The Russians admit to loosing three jet fighters and a Backfire bomber to Georgian SAM's. The Georgians are claiming fourteen kills. Look at the zero losses suffered by the Israeli air force bombing the Syrian nuclear reactor last fall, and the Georgians look like dead shots. Or, the Russian electronic countermeasures (ECM) isn't as good as Israeli made.

Tanker tinkering

They are about to release the latest Request for Proposal (RFP in Pentagon-speak) for the USAF tanker. This is the bungled Boeing/Airbus competition that they are doing over again. According to Aviation Week, the new RFP will favor the larger Airbus offering. There will be a scoring system giving extra points for more range, cargo capacity, fuel offload capacity and more passenger seats. Translation, for out of touch Boeing suits in need of hearing aids, the Air Force wants a bigger aircraft. If Boeing wants the job, it needs to rebid a tanker based on the bigger Boeing 777 , rather than the smaller, older, going out of production, 767. Or even the brand new, not yet in production, all plastic 787 Dreamliner.

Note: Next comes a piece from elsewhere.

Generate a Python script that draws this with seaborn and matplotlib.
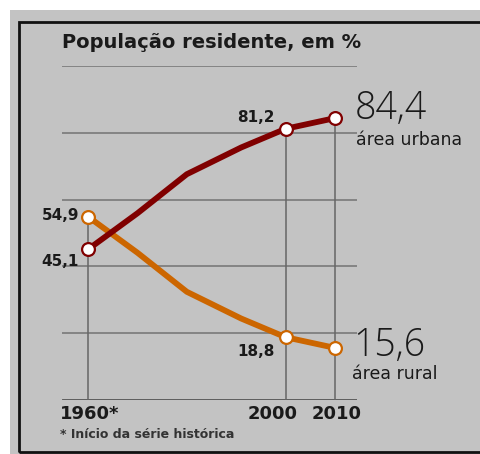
import matplotlib
matplotlib.use("Agg")
import matplotlib.pyplot as plt
from matplotlib.patches import Rectangle
import seaborn as sns
import pandas as pd

years = [1960, 1970, 1980, 1991, 2000, 2010]
urbana = [45.1, 55.9, 67.6, 75.6, 81.2, 84.4]
rural = [54.9, 44.1, 32.4, 24.4, 18.8, 15.6]
marked_years = [1960, 2000, 2010]
tick_labels = ["1960*", "2000", "2010"]
title = "População residente, em %"
footnote = "* Início da série histórica"

sns.set_style("white")
plt.rcParams["font.family"] = ["DejaVu Sans"]

W, H = 480, 454
fig = plt.figure(figsize=(W / 100, H / 100), dpi=100, facecolor="white")

def fx(px):
    return px / W

def fy(py):
    return 1 - py / H

BG = "#c3c3c3"
URB = "#800000"
RUR = "#cc6600"

fig.patches.append(Rectangle((fx(10), 0), 1 - fx(10), fy(10), transform=fig.transFigure,
                             facecolor=BG, edgecolor="none", zorder=-10))
fig.patches.append(Rectangle((fx(19), fy(452)), 1.2, fy(22) - fy(452), transform=fig.transFigure,
                             facecolor="none", edgecolor="#111111", linewidth=2, zorder=-9))

ax = fig.add_axes([fx(62), fy(400), fx(357) - fx(62), fy(66) - fy(400)])
ax.set_facecolor("none")
ax.set_zorder(2)

df = pd.DataFrame({"ano": years, "urbana": urbana, "rural": rural})

for v in [20, 40, 60, 80, 100]:
    ax.axhline(v, color="#737373", lw=1.1, zorder=1)
ax.axhline(0, color="#555555", lw=2, zorder=1)

for yr in marked_years:
    top = max(df.loc[df.ano == yr, "urbana"].iloc[0], df.loc[df.ano == yr, "rural"].iloc[0])
    ax.plot([yr, yr], [0, top], color="#666666", lw=1.1, zorder=1)

sns.lineplot(data=df, x="ano", y="rural", color=RUR, lw=4.2, ax=ax, zorder=3,
             solid_capstyle="round", solid_joinstyle="round")
sns.lineplot(data=df, x="ano", y="urbana", color=URB, lw=4.2, ax=ax, zorder=4,
             solid_capstyle="round", solid_joinstyle="round")

dm = df[df.ano.isin(marked_years)]
ax.scatter(dm.ano, dm.rural, s=85, facecolor="white", edgecolor=RUR, linewidth=1.6, zorder=5)
ax.scatter(dm.ano, dm.urbana, s=85, facecolor="white", edgecolor=URB, linewidth=1.6, zorder=6)

ax.set_xlim(1954.73, 2014.46)
ax.set_ylim(0, 100)
for s in ax.spines.values():
    s.set_visible(False)
ax.set_xticks([])
ax.set_yticks([])
ax.set_xlabel("")
ax.set_ylabel("")

tc = "#1a1a1a"
def label(px, py, s, **kw):
    fig.text(fx(px), fy(py), s, transform=fig.transFigure, **kw)

def fmt(v):
    return f"{v:.1f}".replace(".", ",")

label(62, 43, title, fontsize=14, fontweight="bold", color=tc, va="center", ha="left")

vs = 11
label(275, 118, fmt(urbana[4]), fontsize=vs, fontweight="bold", color=tc, ha="right", va="center")
label(79, 216, fmt(rural[0]), fontsize=vs, fontweight="bold", color=tc, ha="right", va="center")
label(79, 262, fmt(urbana[0]), fontsize=vs, fontweight="bold", color=tc, ha="right", va="center")
label(275, 352, fmt(rural[4]), fontsize=vs, fontweight="bold", color=tc, ha="right", va="center")

big = dict(fontsize=27, fontweight="light", color=tc, ha="left", va="center",
           family=["Open Sans", "DejaVu Sans"])
label(355, 109, fmt(urbana[-1]), **big)
label(356, 140, "área urbana", fontsize=12.5, color=tc, ha="left", va="center")
label(353, 346, fmt(rural[-1]), **big)
label(352, 374, "área rural", fontsize=12.5, color=tc, ha="left", va="center")

ts = 13
label(60, 414, tick_labels[0], fontsize=ts, fontweight="bold", color=tc, ha="left", va="center")
label(273, 414, tick_labels[1], fontsize=ts, fontweight="bold", color=tc, ha="center", va="center")
label(337, 414, tick_labels[2], fontsize=ts, fontweight="bold", color=tc, ha="center", va="center")
label(60, 435, footnote, fontsize=9, fontweight="bold", color="#333333", ha="left", va="center")

fig.savefig("out.png", dpi=100, facecolor="white")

Of course, the Air Force should have decided how big a tanker they want to buy in the first place and put that in the original RFP. That might have prevented the disaster of the previous bid, where the losing Boeing protested and GAO subsequently upheld Boeing.
Aviation week opined that switching from the 767 to the 777 would be too hard for Boeing to do in the time allotted. I don't believe that. The bid paperwork (all 50,000 pages of it) is on a computer. Someone tells the computer to go thru and change 767 to 777. The actual engineering is simple, omit the seats, add some tanks. Bolt a boom on the tail. Keep everything else the same as the civilian version so you can use the same parts, flight simulator, flight trainings and so on.
If Boeing thinks this is too much trouble, Airbus gets the job. That's not the end of the world. Airbus uses American made engines, and engines are half the price of the finished aircraft.